Finance

Asian shares lower after Wall Street closes another winning week


HONG KONG (AP) — Asian shares were mostly lower Monday after U.S. stocks coasted to the close of their latest winning week on Friday, even as Nvidia ’s stock cooled further from its startling, supernova run.

U.S. futures were mixed and oil prices were little changed.

In Tokyo, the Nikkei 225 index rose 0.5% to 38,804.65, making it the sole major benchmark in Asia to post gains on Monday.

The yen weakened to 159.72 to the dollar. The dollar closed at 159.77 yen on Friday.

Minutes of the Japanese central bank’s last policy meeting released Monday put the yen under renewed pressure as it indicated that “Any change in the policy interest rate should be considered only after economic indicators confirm that, for example, the CPI inflation rate has clearly started to rebound and medium-to long-term inflation expectations have risen.”

Meanwhile, it was reported that Masato Kanda, a vice minister of the Japanese Finance Ministry, said officials were prepared to intervene to support the currency at any time.

Elsewhere, Hong Kong’s Hang Seng dropped 0.8% to 17,893.33, while the Shanghai Composite lost 0.7% to 2,978.50.

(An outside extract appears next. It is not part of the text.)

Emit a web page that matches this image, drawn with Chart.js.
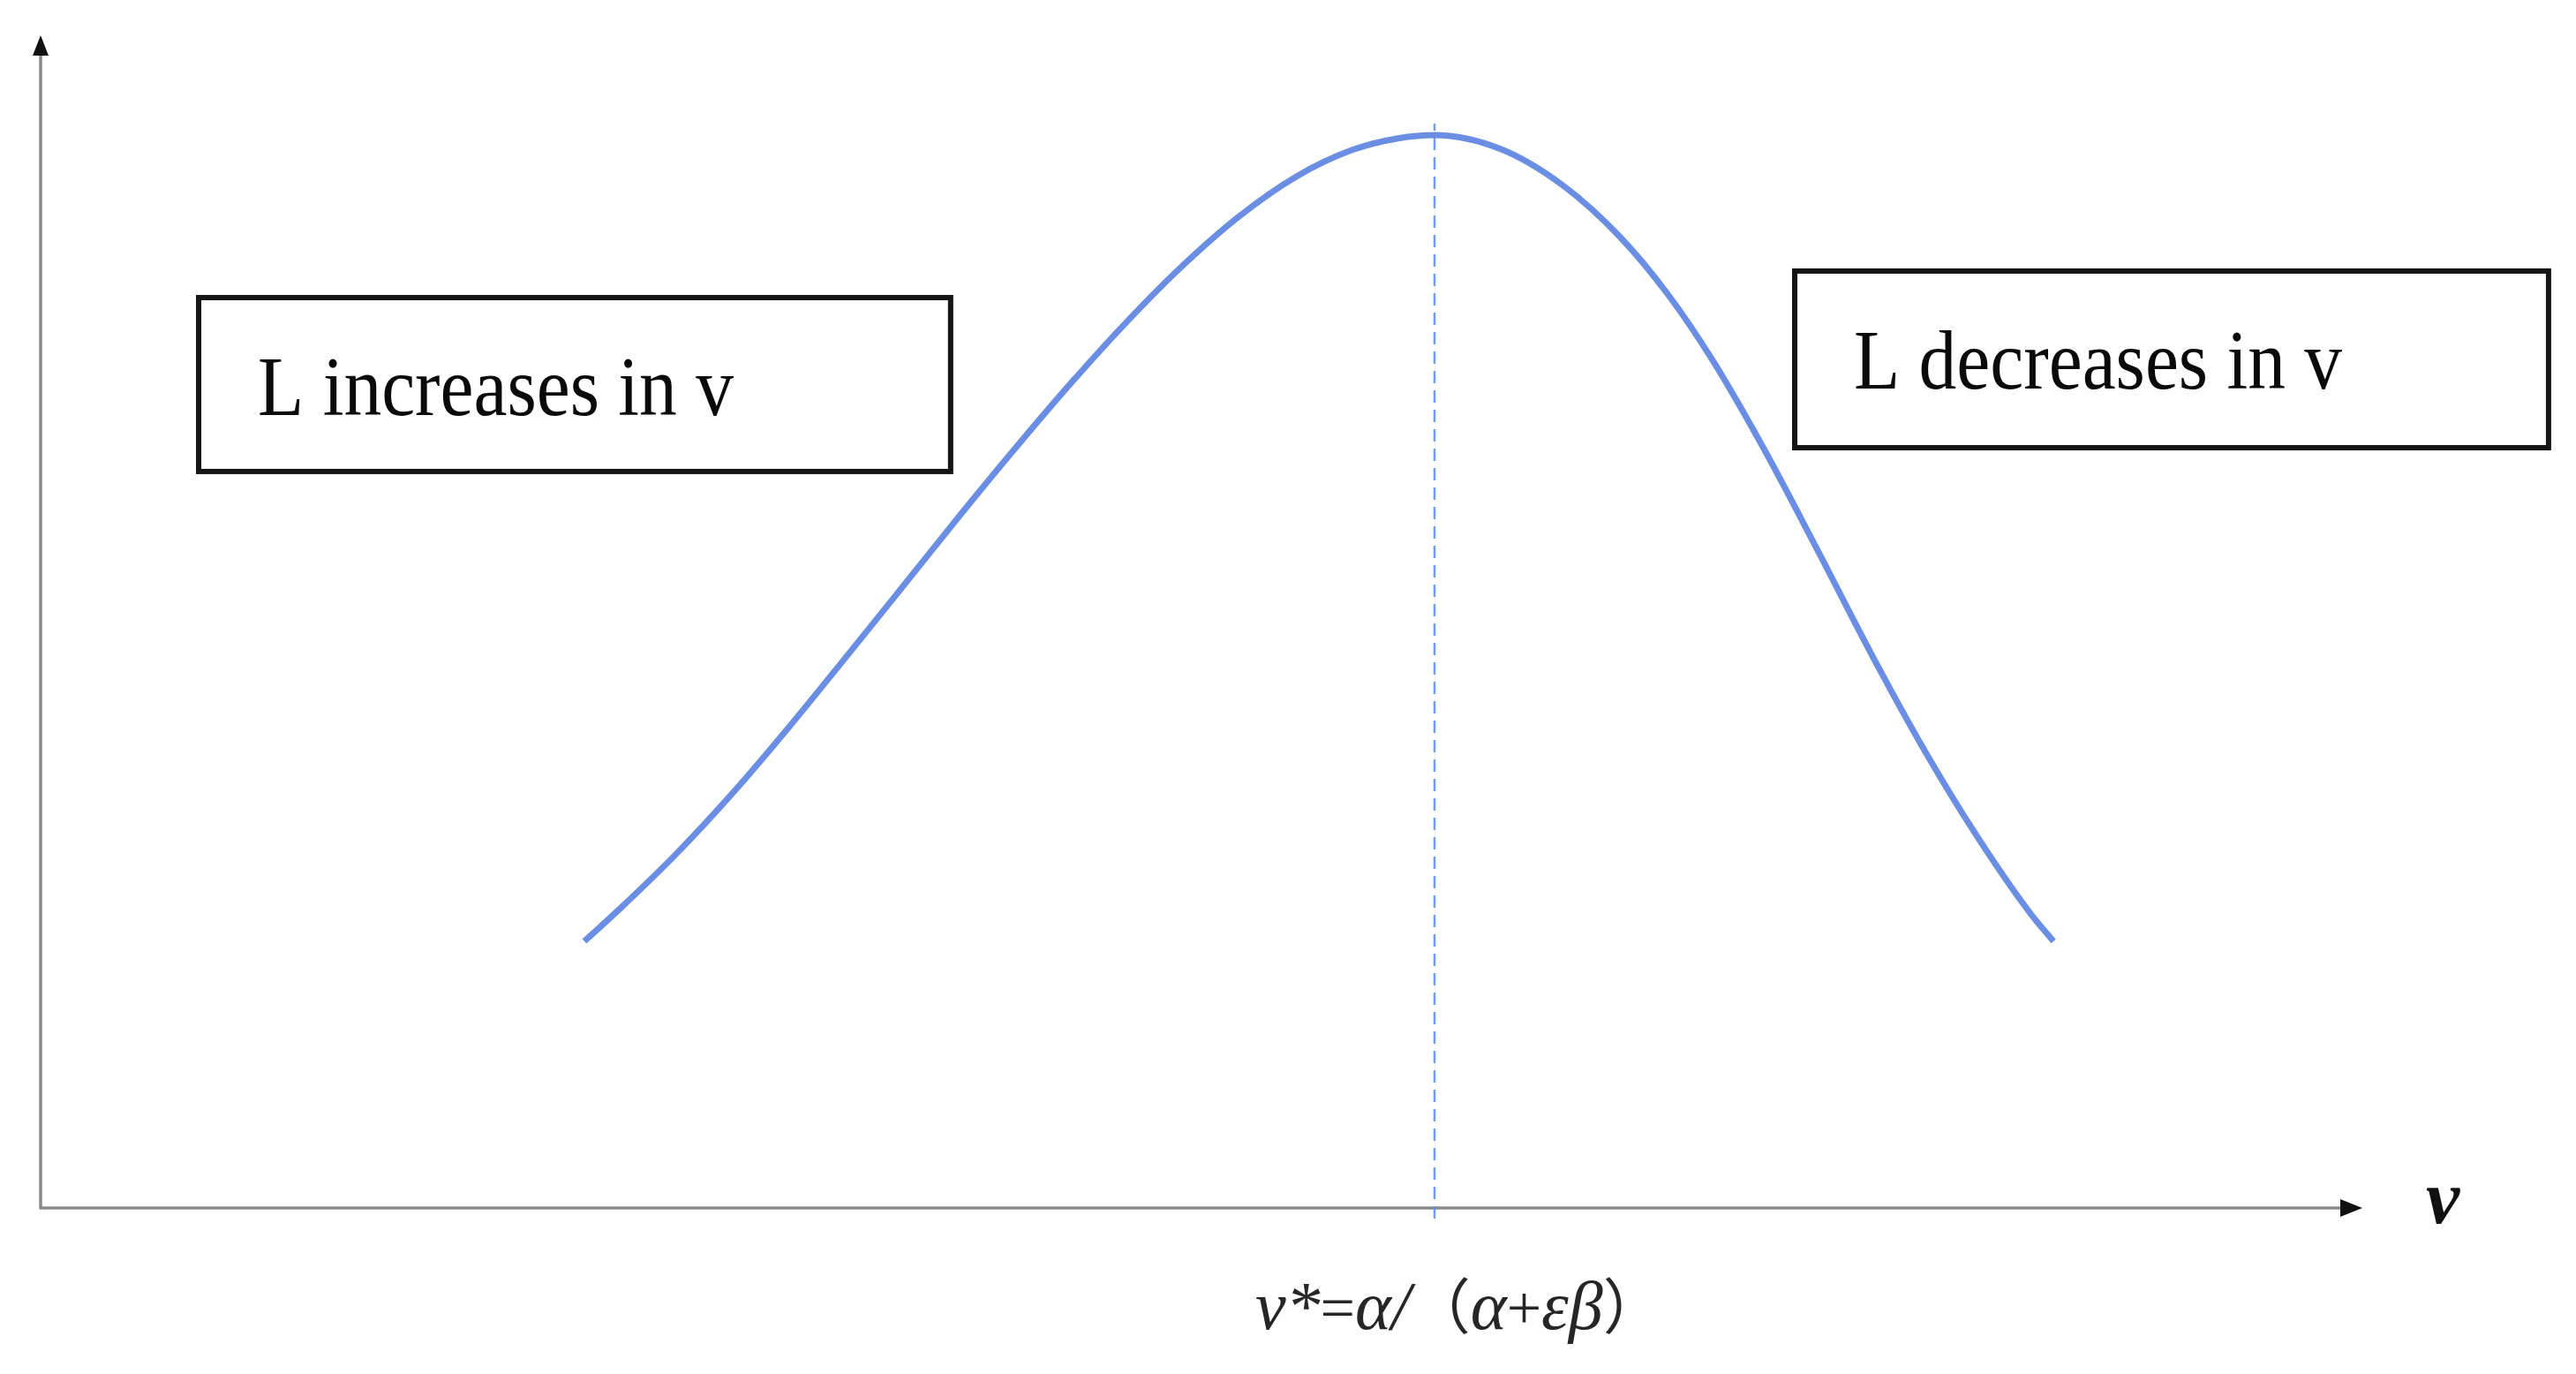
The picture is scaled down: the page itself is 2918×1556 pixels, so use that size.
<!DOCTYPE html>
<html>
<head>
<meta charset="utf-8">
<script src="https://cdn.jsdelivr.net/npm/chart.js@4/dist/chart.umd.min.js"></script>
<style>
  html, body { margin: 0; padding: 0; background: #ffffff; }
  #wrap { width: 2918px; height: 1556px; position: relative; }
  canvas { display: block; }
</style>
</head>
<body>
<div id="wrap"><canvas id="c" width="2918" height="1556"></canvas></div>
<script>
// ---- data (axis units 0..100) ----
const curveV = [23.43, 25.01, 27.43, 29.86, 32.29, 34.71, 37.14, 39.56, 41.99, 44.41, 46.84,
                49.27, 51.69, 54.12, 56.54, 58.48, 60.06,
                62.91, 65.58, 68.05, 70.14, 72.04, 74.32, 76.61, 78.89, 81.17, 83.45,
                85.74, 86.73];
const curveL = [22.78, 25.65, 30.33, 35.53, 41.18, 47.07, 53.05, 59.03, 64.87, 70.48, 75.77,
                80.60, 84.77, 88.11, 90.38, 91.35, 91.63,
                90.44, 87.35, 82.94, 77.96, 72.40, 64.59, 56.00, 47.28, 39.09, 31.70,
                25.14, 22.78];
const vStar = 60.06;
const vStarLine = [-0.9, 92.6];
const boxTexts = ['L increases in v', 'L decreases in v'];
const axisLabelX = 'v';
const vStarLabel = 'v*=α/（α+εβ）';

const curvePts = curveV.map((v, i) => ({ x: v, y: curveL[i] }));
const dashPts = vStarLine.map(y => ({ x: vStar, y: y }));

const overlay = {
  id: 'overlay',
  beforeDatasetsDraw(chart) {
    const ctx = chart.ctx;
    const xs = chart.scales.x, ys = chart.scales.y;
    const x0 = xs.getPixelForValue(0), x1 = xs.getPixelForValue(100);
    const y0 = ys.getPixelForValue(0), y1 = ys.getPixelForValue(100);
    ctx.save();
    ctx.strokeStyle = '#8a8a8a';
    ctx.lineWidth = 3.5;
    ctx.beginPath();
    ctx.moveTo(x0, y0 + 1);
    ctx.lineTo(x0, y1 + 18);
    ctx.moveTo(x0 - 1, y0);
    ctx.lineTo(x1 - 18, y0);
    ctx.stroke();
    ctx.fillStyle = '#111111';
    ctx.beginPath();
    ctx.moveTo(x0, y1 - 2);
    ctx.lineTo(x0 - 9, y1 + 21);
    ctx.lineTo(x0 + 9, y1 + 21);
    ctx.closePath();
    ctx.fill();
    ctx.beginPath();
    ctx.moveTo(x1 + 1, y0);
    ctx.lineTo(x1 - 24, y0 - 10);
    ctx.lineTo(x1 - 24, y0 + 10);
    ctx.closePath();
    ctx.fill();
    ctx.restore();
  },
  afterDatasetsDraw(chart) {
    const ctx = chart.ctx;
    const xs = chart.scales.x, ys = chart.scales.y;
    const y0 = ys.getPixelForValue(0);
    const x1 = xs.getPixelForValue(100);
    ctx.save();
    const boxes = [
      { l: 6.81, r: 39.21, t: 77.75, b: 62.90, text: boxTexts[0] },
      { l: 75.58, r: 108.06, t: 80.02, b: 64.93, text: boxTexts[1] }
    ];
    boxes.forEach(bx => {
      const L = xs.getPixelForValue(bx.l), R = xs.getPixelForValue(bx.r);
      const T = ys.getPixelForValue(bx.t), B = ys.getPixelForValue(bx.b);
      ctx.fillStyle = '#ffffff';
      ctx.fillRect(L, T, R - L, B - T);
      ctx.strokeStyle = '#151515';
      ctx.lineWidth = 6;
      ctx.strokeRect(L, T, R - L, B - T);
      ctx.save();
      ctx.font = '95px "Liberation Serif", "Times New Roman", serif';
      ctx.fillStyle = '#0a0a0a';
      ctx.textAlign = 'left';
      ctx.textBaseline = 'alphabetic';
      ctx.translate(L + 67, T + 133);
      ctx.scale(0.9, 1);
      ctx.fillText(bx.text, 0, 0);
      ctx.restore();
    });
    // axis label
    ctx.font = 'italic bold 86px "Liberation Serif", "Times New Roman", serif';
    ctx.fillStyle = '#111111';
    ctx.textAlign = 'left';
    ctx.textBaseline = 'alphabetic';
    ctx.fillText(axisLabelX, x1 + 73, y0 + 17);
    // v* label, upright for operators/brackets, italic for symbols
    const italicFont = 'italic 78px "Liberation Serif", serif';
    const uprightFont = '70px "Liberation Serif", serif';
    const cjkFont = '68px "Noto Sans CJK SC", serif';
    let px = xs.getPixelForValue(vStar) - 203;
    const base = y0 + 137;
    ctx.fillStyle = '#262626';
    for (const ch of vStarLabel) {
      if (ch === '（' || ch === '）') ctx.font = cjkFont;
      else if (ch === '=' || ch === '+') ctx.font = uprightFont;
      else ctx.font = italicFont;
      ctx.fillText(ch, px, base);
      px += ctx.measureText(ch).width;
    }
    ctx.restore();
  }
};

new Chart(document.getElementById('c'), {
  type: 'scatter',
  data: {
    datasets: [
      {
        data: curvePts,
        showLine: true,
        borderColor: 'rgb(106,142,228)',
        borderWidth: 7,
        pointRadius: 0,
        cubicInterpolationMode: 'monotone',
        fill: false,
        clip: false
      },
      {
        data: dashPts,
        showLine: true,
        borderColor: 'rgba(100,145,235,0.9)',
        borderWidth: 2.5,
        borderDash: [14, 8],
        pointRadius: 0,
        fill: false,
        clip: false
      }
    ]
  },
  options: {
    responsive: false,
    maintainAspectRatio: false,
    devicePixelRatio: 1,
    animation: false,
    events: [],
    layout: { padding: { left: 46, top: 42, right: 243, bottom: 188 } },
    scales: {
      x: { type: 'linear', min: 0, max: 100, display: false },
      y: { type: 'linear', min: 0, max: 100, display: false }
    },
    plugins: { legend: { display: false }, tooltip: { enabled: false } }
  },
  plugins: [overlay]
});
</script>
</body>
</html>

Australia’s S&P/ASX 200 dipped 0.8% to 7,733.70. South Korea’s Kospi shed 0.7% to 2,766.13.

On Friday, the S&P 500 slipped 0.2% to 5,464.62, but it remained close to its all-time high set on Tuesday and capped its eighth winning week in the last nine. The Dow Jones Industrial Average edged up less than 0.1% to 39,150.33, while the Nasdaq composite dropped 0.2% to 17,689.36.

Nvidia again dragged on the market after falling 3.2%. The company’s stock has soared more than 1,000% since October 2022 on frenzied demand for its chips, which are powering much of the world’s move into artificial-intelligence technology, and it briefly supplanted Microsoft this week as the most valuable company on Wall Street.

But nothing goes up forever, and Nvidia’s drops the last two days sent its stock to its first losing week in the last nine.

Much of the rest of Wall Street was relatively quiet, outside a few outliers.

In the bond market, U.S. Treasury yields initially fell after a report suggested business activity among countries that use the euro currency is weaker than economists expected. Concerns are already high for the continent ahead of a French election that could further rattle financial markets.

The weak business-activity report dragged down yields in Europe, which at first pressured Treasury yields. But U.S. yields recovered much of those losses after another report said later in the morning that U.S. business activity may be stronger than thought.

Overall output growth hit a 26-month high, according to S&P Global’s preliminary reading of activity among U.S. manufacturing and services businesses. Perhaps more importantly for Wall Street, that strength may be happening without a concurrent rise in pressure on inflation.

“Historical comparisons indicate that the latest decline brings the survey’s price gauge into line with the Fed’s 2% inflation target,” according to Chris Williamson, chief business economist at S&P Global Market Intelligence.

The Federal Reserve is in a precarious spot, where it’s trying to slow the economy through high interest rates by just enough to get high inflation back down to 2%. The trick is that it wants to cut interest rates at the exact right time. If it waits too long, the economy’s slowdown could careen into a recession. If it’s too early, inflation could reaccelerate.

The yield on the 10-year Treasury edged down to 4.25% from 4.26% late Thursday. The yield on the two-year Treasury, which more closely tracks expectations for Fed action, dipped to 4.73% from 4.74%.

In other dealings Monday, U.S. benchmark crude oil fell 8 cents to $80.65 per barrel in electronic trading on the New York Mercantile Exchange.

Brent crude declined 5 cents to $84.28 per barrel.

The euro rose to $1.0710 from $1.0693.